As the titles of the articles I linked may hint, I'm cautiously optimistic about these developments. In the grand scheme of things, nuclear arms control is still the most important responsibility of world leaders, even if the politics don't play out that way. If we can't avoid a big nuclear war, global warming won't have time to devastate the planet.
It's hard to imagine that any treaty Obama negotiated would be able to get through the Senate with the Republicans pursuing their policy of fundamental (just-say-no) opposition to the President and the Democrats. And we can no longer count on the Republicans to honor such agreements even though they were signed but not technically ratified, which is what the Reagan administration did with the SALT II Treaty. With the precedent now of the Cheney-Bush administration "unsigning" the International Criminal Court treaty and the Republicans firmly committed to a unilateralist foreign policy, we can't count on them acting rationally even about a major nuclear arms-control treaty that is very much in the national interest.
And speaking of the Reagan administration, I've always given Reagan credit for three significant, constructive accomplishments: the Social Security financing plan; his 1985 tax reform (not to be confused with the "supply side" tax cuts of 1981); and, his intermediate nuclear-arms treaty with the Soviet Union.
Beginning in November 1985, at a meeting in Geneva, Reagan and Gorbachev sought to slash nuclear weapons stockpiles in the U.S. and the Soviet Union by 50 percent or more. A year later they met in Reykjavik to discuss proposals to completely eliminate nuclear weapons from the arsenals of both nations. The U.S. president's approach was so radical -- and radically sincere, according to everyone close to him -- that it alarmed many of his more conservative advisors. His hawkish defense secretary, Caspar Weinberger, was appalled. Relieved when the Reykjavik talks ended without agreement because of a fundamental disagreement over missile defenses, the hawks were disturbed, to put it mildly, when Reagan and Gorbachev signed the Intermediate Nuclear Forces Treaty in 1987.
The INF treaty was truly historic, both because of its own deep cuts in the superpower arsenals and because of its symbolic portent of the imminent end of the Cold War. No treaty between the U.S. and the USSR had been signed and ratified by the Senate for 15 years by then -- and this agreement stipulated the drawdown and destruction of nuclear weapons by both sides for the first time ever.
Morever, at a moment when conservative opinion widely distrusted Gorbachev and urged Reagan to maintain bitter antagaonism [sic] toward "our enemies," he employed summitry and arms negotiations to reassure the Soviets that they could pursue liberalization without fear. It was a decisive moment in world history and one for which the intuitive president deserves great credit. [my emphasis]

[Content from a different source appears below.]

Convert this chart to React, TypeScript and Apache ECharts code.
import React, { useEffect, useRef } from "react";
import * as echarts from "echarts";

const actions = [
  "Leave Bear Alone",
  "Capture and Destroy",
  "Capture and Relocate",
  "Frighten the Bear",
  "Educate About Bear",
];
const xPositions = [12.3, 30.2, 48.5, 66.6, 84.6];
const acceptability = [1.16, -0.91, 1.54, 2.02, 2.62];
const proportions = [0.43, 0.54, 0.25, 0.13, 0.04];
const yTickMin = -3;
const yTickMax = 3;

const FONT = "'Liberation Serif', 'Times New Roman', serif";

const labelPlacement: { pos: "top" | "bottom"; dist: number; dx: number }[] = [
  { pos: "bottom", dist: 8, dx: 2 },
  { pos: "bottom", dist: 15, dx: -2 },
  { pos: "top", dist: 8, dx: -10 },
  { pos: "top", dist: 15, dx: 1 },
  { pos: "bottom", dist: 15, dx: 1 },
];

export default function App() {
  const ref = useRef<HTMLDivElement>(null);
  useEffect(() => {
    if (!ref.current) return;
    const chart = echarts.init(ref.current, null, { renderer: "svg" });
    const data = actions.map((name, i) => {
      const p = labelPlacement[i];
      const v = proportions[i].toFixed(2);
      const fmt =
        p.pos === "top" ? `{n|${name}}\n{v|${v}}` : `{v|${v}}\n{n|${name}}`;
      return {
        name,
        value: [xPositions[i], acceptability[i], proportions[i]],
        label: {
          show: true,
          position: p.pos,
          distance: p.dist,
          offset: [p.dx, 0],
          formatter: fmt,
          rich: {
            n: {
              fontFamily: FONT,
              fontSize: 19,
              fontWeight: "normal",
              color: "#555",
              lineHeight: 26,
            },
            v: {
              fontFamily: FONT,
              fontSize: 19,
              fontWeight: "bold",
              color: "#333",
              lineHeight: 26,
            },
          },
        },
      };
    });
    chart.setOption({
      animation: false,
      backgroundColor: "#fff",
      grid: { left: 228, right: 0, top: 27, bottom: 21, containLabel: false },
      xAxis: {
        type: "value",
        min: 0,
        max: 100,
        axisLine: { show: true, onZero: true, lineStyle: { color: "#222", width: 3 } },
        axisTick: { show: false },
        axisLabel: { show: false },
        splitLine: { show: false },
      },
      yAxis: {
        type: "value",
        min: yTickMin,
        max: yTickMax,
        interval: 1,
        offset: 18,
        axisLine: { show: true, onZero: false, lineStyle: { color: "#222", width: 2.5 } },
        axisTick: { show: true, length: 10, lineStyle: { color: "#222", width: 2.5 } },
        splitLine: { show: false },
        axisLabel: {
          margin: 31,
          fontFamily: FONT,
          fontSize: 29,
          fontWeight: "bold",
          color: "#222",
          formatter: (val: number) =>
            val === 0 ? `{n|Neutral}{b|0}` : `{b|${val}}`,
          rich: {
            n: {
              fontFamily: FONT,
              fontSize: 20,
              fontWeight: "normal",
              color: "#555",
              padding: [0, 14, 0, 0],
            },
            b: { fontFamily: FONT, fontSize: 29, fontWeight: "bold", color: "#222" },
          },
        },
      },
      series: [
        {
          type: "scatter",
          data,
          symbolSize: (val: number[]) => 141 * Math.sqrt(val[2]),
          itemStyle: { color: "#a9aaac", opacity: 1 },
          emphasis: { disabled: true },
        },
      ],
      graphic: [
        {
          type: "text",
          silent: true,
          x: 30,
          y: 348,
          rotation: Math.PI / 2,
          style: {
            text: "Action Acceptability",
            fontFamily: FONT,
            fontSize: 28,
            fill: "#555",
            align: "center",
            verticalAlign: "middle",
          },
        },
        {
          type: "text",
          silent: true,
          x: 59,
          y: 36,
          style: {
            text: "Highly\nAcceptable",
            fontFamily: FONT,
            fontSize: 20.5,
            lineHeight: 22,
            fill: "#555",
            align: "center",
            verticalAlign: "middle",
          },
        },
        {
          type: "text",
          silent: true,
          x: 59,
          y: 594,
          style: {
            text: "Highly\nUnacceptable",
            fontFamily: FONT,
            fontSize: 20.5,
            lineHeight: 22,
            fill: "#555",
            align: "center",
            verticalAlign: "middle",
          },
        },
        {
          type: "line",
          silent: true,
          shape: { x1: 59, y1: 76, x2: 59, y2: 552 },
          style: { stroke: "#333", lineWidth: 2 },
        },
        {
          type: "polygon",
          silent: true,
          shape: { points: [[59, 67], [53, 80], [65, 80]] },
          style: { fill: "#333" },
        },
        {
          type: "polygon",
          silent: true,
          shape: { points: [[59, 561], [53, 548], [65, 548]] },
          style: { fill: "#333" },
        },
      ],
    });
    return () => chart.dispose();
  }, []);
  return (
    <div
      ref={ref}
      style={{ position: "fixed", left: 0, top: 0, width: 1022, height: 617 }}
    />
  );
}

The Republicans with their postmodern "reality is what you want it to be" approach to history have transmogrified a theatrical moment of no practical significance - Reagan in Berlin saying, "Mr. Gorbachev, tear down this wall!" - into a symbol of how bluster and belligerence "defeated" the Soviet Union. But Conason has it right. Stating it slightly differently, the most significant step Reagan took that encouraged the developments that lead to the end of the USSR was the Intermediate Nuclear Forces Treaty, not the useless "Star Wars" boondoggle or backing the fanatical Muslim terrorists brave mujaheddin freedom fighters in Afghanistan.
My understanding of Reagan's actions in the matter of the INF Treaty is in line with Conason's. Despite his dogmatic conservatism, the influence of his and Nancy Reagan's being active in peace groups in the years immediately following the Second World War remained with him. Nancy pushed him to achieve something that would be remembered as a substantial legacy for peace. And the INF Treaty qualified.
It's always tempting for liberals to look back to some period ten or twenty years ago and try to say, oh, look how much more sensible conservatives were back then. Conservatives play the same game. But when it comes to crackpot rightwing radicalism, Richard Hofstadter's famous essay "The Paranoid Style in American Politics", published in 1965 in book form, reinforced that particular tendency for liberals. And it's become kind of a bad habit. In most matters of domestic and foreign policy, Republicans are being realistic when they look to Reagan as having blazed a trail for them. Reagan's "Iran-Contra" foreign policy adventure became the template for the entire foreign policy of the Cheney-Bush administration.
But on the issue of nuclear arms control, Conason is right on the mark in contrasting the constructive nature of Reagan's nuclear arms policies in his second term with the unreflective militarism and reckless worship of nuclear arms that prevail in today's Republican Party.